Given instruction → Retype each line of the material exactly, please, skipping any picture in it.

Recorded data →
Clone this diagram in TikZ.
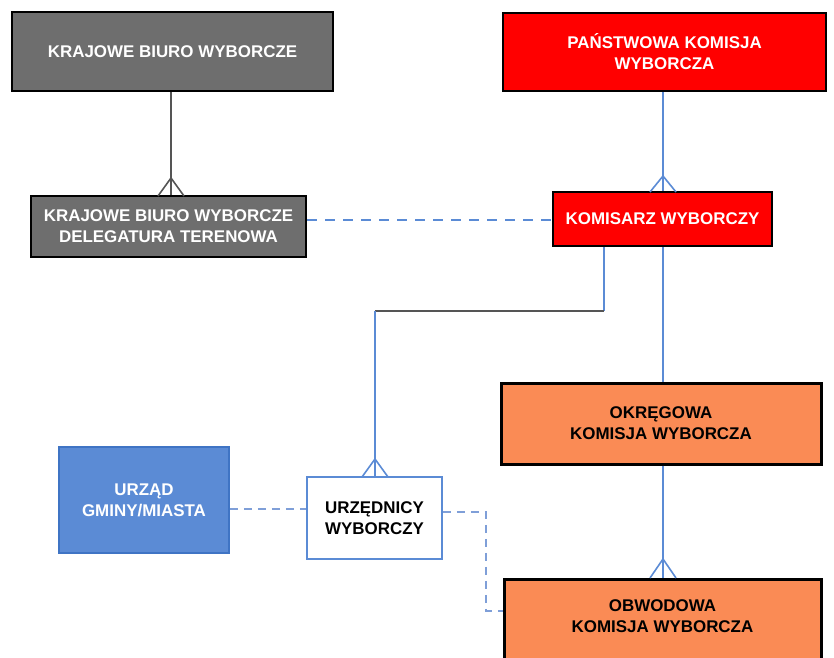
\documentclass[tikz,border=0pt]{standalone}
\usepackage{fontspec}
\setmainfont{Liberation Sans}
\begin{document}
\begin{tikzpicture}[x=1bp,y=-1bp,
  box/.style={draw=black,line width=2.2bp,inner sep=0pt,align=center,font=\fontsize{17}{21}\selectfont\bfseries},
  graybox/.style={box,fill=gray1,text=white},
  redbox/.style={box,fill=red,text=white},
  orangebox/.style={box,fill=orange1,text=black,line width=3bp},
  bluebox/.style={box,draw=blue2,line width=1.5bp,fill=blue1,text=white},
  whitebox/.style={box,draw=blue1,line width=1.8bp,fill=white,text=black},
  link/.style={draw=blue1,line width=1.6bp},
  graylink/.style={draw=gray2,line width=1.6bp},
  dlink/.style={draw=blue1,line width=2bp,dash pattern=on 10bp off 8bp},
  dlink2/.style={draw=blue3,line width=1.5bp,dash pattern=on 8bp off 6bp}]
\definecolor{gray1}{HTML}{6E6E6E}
\definecolor{gray2}{HTML}{555555}
\definecolor{orange1}{HTML}{FA8B55}
\definecolor{blue1}{HTML}{5B8BD5}
\definecolor{blue2}{HTML}{3F74C4}
\definecolor{blue3}{HTML}{7F9FD8}
\useasboundingbox (0,0) rectangle (834,658);
\clip (0,0) rectangle (834,658);
% boxes
\node[graybox,minimum width=321bp,minimum height=79bp] (kbw) at (172.5,51.5) {KRAJOWE BIURO WYBORCZE};
\node[graybox,minimum width=275bp,minimum height=61bp] (kbwd) at (168.5,226.5) {KRAJOWE BIURO WYBORCZE\\DELEGATURA TERENOWA};
\node[redbox,minimum width=323bp,minimum height=78bp] (pkw) at (664.5,52) {PAŃSTWOWA KOMISJA\\WYBORCZA};
\node[redbox,minimum width=219bp,minimum height=54bp] (kw) at (662.5,219) {KOMISARZ WYBORCZY};
\node[orangebox,minimum width=320bp,minimum height=81bp] (okw) at (661,423.5) {OKRĘGOWA\\KOMISJA WYBORCZA};
\node[orangebox,minimum width=317bp,minimum height=100bp,anchor=north] (obw) at (662.5,578) {};
\node[font=\fontsize{17}{21}\selectfont\bfseries,align=center] (obwt) at (662.5,616) {OBWODOWA\\KOMISJA WYBORCZA};
\node[bluebox,minimum width=170bp,minimum height=106bp] (ugm) at (144,500) {URZĄD\\GMINY/MIASTA};
\node[whitebox,minimum width=135bp,minimum height=82bp] (uw) at (374.5,518) {URZĘDNICY\\WYBORCZY};
% coordinates
\coordinate (c1) at (604,311);
\coordinate (c2) at (375,311);
\coordinate (d1) at (486,512);
\coordinate (d2) at (486,611);
% solid connectors
\draw[graylink] (kbw.south -| 171,0) -- (kbwd.north -| 171,0);
\draw[graylink] (171,178) -- (158,196) (171,178) -- (184,196);
\draw[link] (pkw.south -| 663,0) -- (kw.north -| 663,0);
\draw[link] (663,176) -- (650,192) (663,176) -- (676,192);
\draw[link] (kw.south -| c1) -- (c1);
\draw[graylink] (c1) -- (c2);
\draw[link] (c2) -- (uw.north -| c2);
\draw[link] (375,459) -- (362,477) (375,459) -- (388,477);
\draw[link] (kw.south -| 663,0) -- (okw.north -| 663,0);
\draw[link] (okw.south -| 663,0) -- (obw.north -| 663,0);
\draw[link] (663,559) -- (650,578) (663,559) -- (676,578);
% dashed connectors
\draw[dlink] (kbwd.east |- 0,220) -- (kw.west |- 0,220);
\draw[dlink2] (ugm.east |- 0,509) -- (uw.west |- 0,509);
\draw[dlink2] (uw.east |- d1) -- (d1) -- (d2) -- (obw.west |- d2);
\end{tikzpicture}
\end{document}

Result for this task →
Clone this diagram in TikZ.
\documentclass[tikz,border=0pt]{standalone}
\usepackage{fontspec}
\setmainfont{Liberation Sans}
\begin{document}
\begin{tikzpicture}[x=1bp,y=-1bp,
  box/.style={draw=black,line width=2.2bp,inner sep=0pt,align=center,font=\fontsize{17}{21}\selectfont\bfseries},
  graybox/.style={box,fill=gray1,text=white},
  redbox/.style={box,fill=red,text=white},
  orangebox/.style={box,fill=orange1,text=black,line width=3bp},
  bluebox/.style={box,draw=blue2,line width=1.5bp,fill=blue1,text=white},
  whitebox/.style={box,draw=blue1,line width=1.8bp,fill=white,text=black},
  link/.style={draw=blue1,line width=1.6bp},
  graylink/.style={draw=gray2,line width=1.6bp},
  dlink/.style={draw=blue1,line width=2bp,dash pattern=on 10bp off 8bp},
  dlink2/.style={draw=blue3,line width=1.5bp,dash pattern=on 8bp off 6bp}]
\definecolor{gray1}{HTML}{6E6E6E}
\definecolor{gray2}{HTML}{555555}
\definecolor{orange1}{HTML}{FA8B55}
\definecolor{blue1}{HTML}{5B8BD5}
\definecolor{blue2}{HTML}{3F74C4}
\definecolor{blue3}{HTML}{7F9FD8}
\useasboundingbox (0,0) rectangle (834,658);
\clip (0,0) rectangle (834,658);
% boxes
\node[graybox,minimum width=321bp,minimum height=79bp] (kbw) at (172.5,51.5) {KRAJOWE BIURO WYBORCZE};
\node[graybox,minimum width=275bp,minimum height=61bp] (kbwd) at (168.5,226.5) {KRAJOWE BIURO WYBORCZE\\DELEGATURA TERENOWA};
\node[redbox,minimum width=323bp,minimum height=78bp] (pkw) at (664.5,52) {PAŃSTWOWA KOMISJA\\WYBORCZA};
\node[redbox,minimum width=219bp,minimum height=54bp] (kw) at (662.5,219) {KOMISARZ WYBORCZY};
\node[orangebox,minimum width=320bp,minimum height=81bp] (okw) at (661,423.5) {OKRĘGOWA\\KOMISJA WYBORCZA};
\node[orangebox,minimum width=317bp,minimum height=100bp,anchor=north] (obw) at (662.5,578) {};
\node[font=\fontsize{17}{21}\selectfont\bfseries,align=center] (obwt) at (662.5,616) {OBWODOWA\\KOMISJA WYBORCZA};
\node[bluebox,minimum width=170bp,minimum height=106bp] (ugm) at (144,500) {URZĄD\\GMINY/MIASTA};
\node[whitebox,minimum width=135bp,minimum height=82bp] (uw) at (374.5,518) {URZĘDNICY\\WYBORCZY};
% coordinates
\coordinate (c1) at (604,311);
\coordinate (c2) at (375,311);
\coordinate (d1) at (486,512);
\coordinate (d2) at (486,611);
% solid connectors
\draw[graylink] (kbw.south -| 171,0) -- (kbwd.north -| 171,0);
\draw[graylink] (171,178) -- (158,196) (171,178) -- (184,196);
\draw[link] (pkw.south -| 663,0) -- (kw.north -| 663,0);
\draw[link] (663,176) -- (650,192) (663,176) -- (676,192);
\draw[link] (kw.south -| c1) -- (c1);
\draw[graylink] (c1) -- (c2);
\draw[link] (c2) -- (uw.north -| c2);
\draw[link] (375,459) -- (362,477) (375,459) -- (388,477);
\draw[link] (kw.south -| 663,0) -- (okw.north -| 663,0);
\draw[link] (okw.south -| 663,0) -- (obw.north -| 663,0);
\draw[link] (663,559) -- (650,578) (663,559) -- (676,578);
% dashed connectors
\draw[dlink] (kbwd.east |- 0,220) -- (kw.west |- 0,220);
\draw[dlink2] (ugm.east |- 0,509) -- (uw.west |- 0,509);
\draw[dlink2] (uw.east |- d1) -- (d1) -- (d2) -- (obw.west |- d2);
\end{tikzpicture}
\end{document}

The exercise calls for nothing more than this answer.